- _RECORDED DATA_
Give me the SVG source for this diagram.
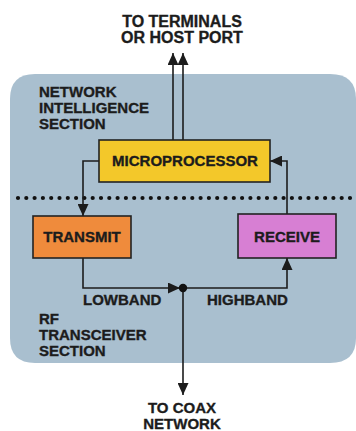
<svg xmlns="http://www.w3.org/2000/svg" width="356" height="431" viewBox="0 0 356 431">
<style>
text{font-family:"Liberation Sans",Arial,sans-serif;font-weight:bold;fill:#1c1c1c;stroke:#1c1c1c;stroke-width:0.35;font-size:15px}
.c{text-anchor:middle}
.box{stroke:#222;stroke-width:1.6}
.wire{fill:none;stroke:#1c1c1c;stroke-width:1.6}
</style>
<defs>
<marker id="ah" markerUnits="userSpaceOnUse" markerWidth="12" markerHeight="11" refX="12" refY="5.5" orient="auto">
<path d="M0,0 L12,5.5 L0,11 z" fill="#1c1c1c"/>
</marker>
</defs>
<rect width="356" height="431" fill="#ffffff"/>
<g id="panel">
<path d="M10,99 Q10,74 35,74 L330,74 Q356,74 356,99 L356,338 Q356,363 330,363 L35,363 Q10,363 10,338 Z" fill="#a9bfcf"/>
<line x1="18" y1="198" x2="351" y2="198" stroke="#111" stroke-width="4.2" stroke-linecap="round" stroke-dasharray="0 8.3"/>
<text x="39" y="97">NETWORK</text>
<text x="39" y="113">INTELLIGENCE</text>
<text x="39" y="129">SECTION</text>
<text x="39" y="324">RF</text>
<text x="39" y="340">TRANSCEIVER</text>
<text x="39" y="356">SECTION</text>
</g>
<g id="connectors">
<path class="wire" d="M173,140 V53" marker-end="url(#ah)"/>
<path class="wire" d="M183,140 V53" marker-end="url(#ah)"/>
<path class="wire" d="M99,161 H83 V216" marker-end="url(#ah)"/>
<path class="wire" d="M287,214 V161 H270" marker-end="url(#ah)"/>
<path class="wire" d="M83,258 V288 H180" marker-end="url(#ah)"/>
<path class="wire" d="M183,288 H287 V258" marker-end="url(#ah)"/>
<path class="wire" d="M183,288 V395" marker-end="url(#ah)"/>
<circle cx="183" cy="288" r="4.2" fill="#111"/>
<text x="83" y="305">LOWBAND</text>
<text x="207" y="305">HIGHBAND</text>
</g>
<g id="microprocessor">
<rect class="box" x="99" y="140" width="171" height="42" fill="#f3c82a"/>
<text class="c" x="185" y="166">MICROPROCESSOR</text>
</g>
<g id="transmit">
<rect class="box" x="33" y="216" width="98" height="42" fill="#ef8b3c"/>
<text class="c" x="82" y="242">TRANSMIT</text>
</g>
<g id="receive">
<rect class="box" x="238" y="214" width="98" height="44" fill="#d77fd3"/>
<text class="c" x="287" y="242">RECEIVE</text>
</g>
<g id="terminals">
<text class="c" x="182" y="27" style="font-size:16px">TO TERMINALS</text>
<text class="c" x="182" y="43" style="font-size:16px">OR HOST PORT</text>
</g>
<g id="coax">
<text class="c" x="182" y="413">TO COAX</text>
<text class="c" x="182" y="429">NETWORK</text>
</g>
</svg>
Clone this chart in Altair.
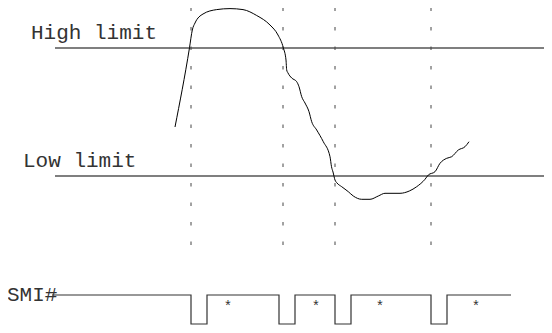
import altair as alt
import pandas as pd

# ---- data (diagram units ~ page pixels) ----
limit_names = ["High limit", "Low limit"]
limit_levels = [48, 176]
limit_start = 55
limit_end = 552
label_x = [31, 23]
label_y = [39, 167]

event_times = [191, 283, 335, 431]          # dashed markers
marker_top, marker_bottom = 7.5, 246

curve_x = [175, 189.5, 192.3, 195, 203, 216.7, 230, 243, 256.7, 270, 278, 283.3, 286, 286.7,
           288, 291.7, 296.7, 299, 301.7, 305, 309, 311.7, 316.7, 323.3, 330, 331.5, 333,
           335, 337, 341.7, 348.3, 353.3, 361.7, 370, 378.3, 385, 400, 409.3, 416.7, 425,
           428.3, 435, 440, 446.7, 451.7, 458.3, 465, 469]
curve_y = [127, 47.7, 30, 23, 14, 9.6, 8.6, 9.6, 15.5, 25, 35, 47.7, 60, 70,
           73, 78, 81.7, 86.7, 96.7, 103, 111.7, 121.7, 130, 141.7, 156.7, 166.7, 172,
           180, 183, 186.7, 191.7, 196, 199.3, 199.3, 196, 193.3, 193.3, 191, 186.7, 179.3,
           175, 171.7, 163.3, 158.3, 156.7, 150, 146.7, 141.7]

smi_high, smi_low = 295, 324
smi_start, smi_end = 52, 511
smi_fall = [191, 279, 335, 431]
smi_rise = [207, 295, 351, 447]
star_x = [228, 316, 380, 476]
star_y = 311

# ---- tables ----
limits = pd.DataFrame({"name": limit_names, "y": limit_levels,
                       "x": [limit_start] * 2, "x2": [limit_end] * 2,
                       "lx": label_x, "ly": label_y})
markers = pd.DataFrame({"x": event_times, "y": [marker_top] * 4, "y2": [marker_bottom] * 4})
curve = pd.DataFrame({"x": curve_x, "y": curve_y, "i": range(len(curve_x))})

wx, wy = [smi_start], [smi_high]
for f, r in zip(smi_fall, smi_rise):
    wx += [f, f, r, r]
    wy += [smi_high, smi_low, smi_low, smi_high]
wx.append(smi_end)
wy.append(smi_high)
wave = pd.DataFrame({"x": wx, "y": wy, "i": range(len(wx))})
stars = pd.DataFrame({"x": star_x, "y": [star_y] * 4, "t": ["*"] * 4})
smi_label = pd.DataFrame({"x": [7], "y": [301], "t": ["SMI#"]})

X = alt.Scale(domain=[8, 544], nice=False, zero=False)
Y = alt.Scale(domain=[8, 325], reverse=True, nice=False, zero=False)
xe = lambda f="x": alt.X(f"{f}:Q", scale=X, axis=None)
ye = lambda f="y": alt.Y(f"{f}:Q", scale=Y, axis=None)
FONT = "Liberation Mono"

limit_rules = alt.Chart(limits).mark_rule(color="#555", strokeWidth=1.4).encode(
    x=xe(), x2="x2:Q", y=ye())
limit_text = alt.Chart(limits).mark_text(
    align="left", baseline="alphabetic", font=FONT, fontSize=21, color="#333"
).encode(x=xe("lx"), y=ye("ly"), text="name:N")
marker_rules = alt.Chart(markers).mark_rule(
    color="#444", strokeWidth=1, strokeDash=[3.5, 16]).encode(x=xe(), y=ye(), y2="y2:Q")
curve_line = alt.Chart(curve).mark_line(color="black", strokeWidth=1,
                                        interpolate="monotone").encode(
    x=xe(), y=ye(), order="i:Q")
wave_line = alt.Chart(wave).mark_line(color="#333", strokeWidth=1.2).encode(
    x=xe(), y=ye(), order="i:Q")
star_text = alt.Chart(stars).mark_text(font=FONT, fontSize=14, color="#333",
                                       baseline="alphabetic").encode(
    x=xe(), y=ye(), text="t:N")
smi_text = alt.Chart(smi_label).mark_text(
    align="left", baseline="alphabetic", font=FONT, fontSize=21, color="#333"
).encode(x=xe(), y=ye(), text="t:N")

chart = alt.layer(limit_rules, marker_rules, curve_line, wave_line,
                  limit_text, smi_text, star_text).properties(
    width=536, height=317, padding=0,
    autosize=alt.AutoSizeParams(type="none")
).configure_view(stroke=None)

chart.save("out.html", embed_options={"renderer": "svg", "actions": False})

- _WHAT IS BEING ASKED_
Pictures are to be left out; repeat all the remaining data exactly.

- _TASK OUTPUT_
Give me the SVG source for this diagram.
<svg xmlns="http://www.w3.org/2000/svg" width="356" height="431" viewBox="0 0 356 431">
<style>
text{font-family:"Liberation Sans",Arial,sans-serif;font-weight:bold;fill:#1c1c1c;stroke:#1c1c1c;stroke-width:0.35;font-size:15px}
.c{text-anchor:middle}
.box{stroke:#222;stroke-width:1.6}
.wire{fill:none;stroke:#1c1c1c;stroke-width:1.6}
</style>
<defs>
<marker id="ah" markerUnits="userSpaceOnUse" markerWidth="12" markerHeight="11" refX="12" refY="5.5" orient="auto">
<path d="M0,0 L12,5.5 L0,11 z" fill="#1c1c1c"/>
</marker>
</defs>
<rect width="356" height="431" fill="#ffffff"/>
<g id="panel">
<path d="M10,99 Q10,74 35,74 L330,74 Q356,74 356,99 L356,338 Q356,363 330,363 L35,363 Q10,363 10,338 Z" fill="#a9bfcf"/>
<line x1="18" y1="198" x2="351" y2="198" stroke="#111" stroke-width="4.2" stroke-linecap="round" stroke-dasharray="0 8.3"/>
<text x="39" y="97">NETWORK</text>
<text x="39" y="113">INTELLIGENCE</text>
<text x="39" y="129">SECTION</text>
<text x="39" y="324">RF</text>
<text x="39" y="340">TRANSCEIVER</text>
<text x="39" y="356">SECTION</text>
</g>
<g id="connectors">
<path class="wire" d="M173,140 V53" marker-end="url(#ah)"/>
<path class="wire" d="M183,140 V53" marker-end="url(#ah)"/>
<path class="wire" d="M99,161 H83 V216" marker-end="url(#ah)"/>
<path class="wire" d="M287,214 V161 H270" marker-end="url(#ah)"/>
<path class="wire" d="M83,258 V288 H180" marker-end="url(#ah)"/>
<path class="wire" d="M183,288 H287 V258" marker-end="url(#ah)"/>
<path class="wire" d="M183,288 V395" marker-end="url(#ah)"/>
<circle cx="183" cy="288" r="4.2" fill="#111"/>
<text x="83" y="305">LOWBAND</text>
<text x="207" y="305">HIGHBAND</text>
</g>
<g id="microprocessor">
<rect class="box" x="99" y="140" width="171" height="42" fill="#f3c82a"/>
<text class="c" x="185" y="166">MICROPROCESSOR</text>
</g>
<g id="transmit">
<rect class="box" x="33" y="216" width="98" height="42" fill="#ef8b3c"/>
<text class="c" x="82" y="242">TRANSMIT</text>
</g>
<g id="receive">
<rect class="box" x="238" y="214" width="98" height="44" fill="#d77fd3"/>
<text class="c" x="287" y="242">RECEIVE</text>
</g>
<g id="terminals">
<text class="c" x="182" y="27" style="font-size:16px">TO TERMINALS</text>
<text class="c" x="182" y="43" style="font-size:16px">OR HOST PORT</text>
</g>
<g id="coax">
<text class="c" x="182" y="413">TO COAX</text>
<text class="c" x="182" y="429">NETWORK</text>
</g>
</svg>
Clone this chart in Altair.
import altair as alt
import pandas as pd

# ---- data (diagram units ~ page pixels) ----
limit_names = ["High limit", "Low limit"]
limit_levels = [48, 176]
limit_start = 55
limit_end = 552
label_x = [31, 23]
label_y = [39, 167]

event_times = [191, 283, 335, 431]          # dashed markers
marker_top, marker_bottom = 7.5, 246

curve_x = [175, 189.5, 192.3, 195, 203, 216.7, 230, 243, 256.7, 270, 278, 283.3, 286, 286.7,
           288, 291.7, 296.7, 299, 301.7, 305, 309, 311.7, 316.7, 323.3, 330, 331.5, 333,
           335, 337, 341.7, 348.3, 353.3, 361.7, 370, 378.3, 385, 400, 409.3, 416.7, 425,
           428.3, 435, 440, 446.7, 451.7, 458.3, 465, 469]
curve_y = [127, 47.7, 30, 23, 14, 9.6, 8.6, 9.6, 15.5, 25, 35, 47.7, 60, 70,
           73, 78, 81.7, 86.7, 96.7, 103, 111.7, 121.7, 130, 141.7, 156.7, 166.7, 172,
           180, 183, 186.7, 191.7, 196, 199.3, 199.3, 196, 193.3, 193.3, 191, 186.7, 179.3,
           175, 171.7, 163.3, 158.3, 156.7, 150, 146.7, 141.7]

smi_high, smi_low = 295, 324
smi_start, smi_end = 52, 511
smi_fall = [191, 279, 335, 431]
smi_rise = [207, 295, 351, 447]
star_x = [228, 316, 380, 476]
star_y = 311

# ---- tables ----
limits = pd.DataFrame({"name": limit_names, "y": limit_levels,
                       "x": [limit_start] * 2, "x2": [limit_end] * 2,
                       "lx": label_x, "ly": label_y})
markers = pd.DataFrame({"x": event_times, "y": [marker_top] * 4, "y2": [marker_bottom] * 4})
curve = pd.DataFrame({"x": curve_x, "y": curve_y, "i": range(len(curve_x))})

wx, wy = [smi_start], [smi_high]
for f, r in zip(smi_fall, smi_rise):
    wx += [f, f, r, r]
    wy += [smi_high, smi_low, smi_low, smi_high]
wx.append(smi_end)
wy.append(smi_high)
wave = pd.DataFrame({"x": wx, "y": wy, "i": range(len(wx))})
stars = pd.DataFrame({"x": star_x, "y": [star_y] * 4, "t": ["*"] * 4})
smi_label = pd.DataFrame({"x": [7], "y": [301], "t": ["SMI#"]})

X = alt.Scale(domain=[8, 544], nice=False, zero=False)
Y = alt.Scale(domain=[8, 325], reverse=True, nice=False, zero=False)
xe = lambda f="x": alt.X(f"{f}:Q", scale=X, axis=None)
ye = lambda f="y": alt.Y(f"{f}:Q", scale=Y, axis=None)
FONT = "Liberation Mono"

limit_rules = alt.Chart(limits).mark_rule(color="#555", strokeWidth=1.4).encode(
    x=xe(), x2="x2:Q", y=ye())
limit_text = alt.Chart(limits).mark_text(
    align="left", baseline="alphabetic", font=FONT, fontSize=21, color="#333"
).encode(x=xe("lx"), y=ye("ly"), text="name:N")
marker_rules = alt.Chart(markers).mark_rule(
    color="#444", strokeWidth=1, strokeDash=[3.5, 16]).encode(x=xe(), y=ye(), y2="y2:Q")
curve_line = alt.Chart(curve).mark_line(color="black", strokeWidth=1,
                                        interpolate="monotone").encode(
    x=xe(), y=ye(), order="i:Q")
wave_line = alt.Chart(wave).mark_line(color="#333", strokeWidth=1.2).encode(
    x=xe(), y=ye(), order="i:Q")
star_text = alt.Chart(stars).mark_text(font=FONT, fontSize=14, color="#333",
                                       baseline="alphabetic").encode(
    x=xe(), y=ye(), text="t:N")
smi_text = alt.Chart(smi_label).mark_text(
    align="left", baseline="alphabetic", font=FONT, fontSize=21, color="#333"
).encode(x=xe(), y=ye(), text="t:N")

chart = alt.layer(limit_rules, marker_rules, curve_line, wave_line,
                  limit_text, smi_text, star_text).properties(
    width=536, height=317, padding=0,
    autosize=alt.AutoSizeParams(type="none")
).configure_view(stroke=None)

chart.save("out.html", embed_options={"renderer": "svg", "actions": False})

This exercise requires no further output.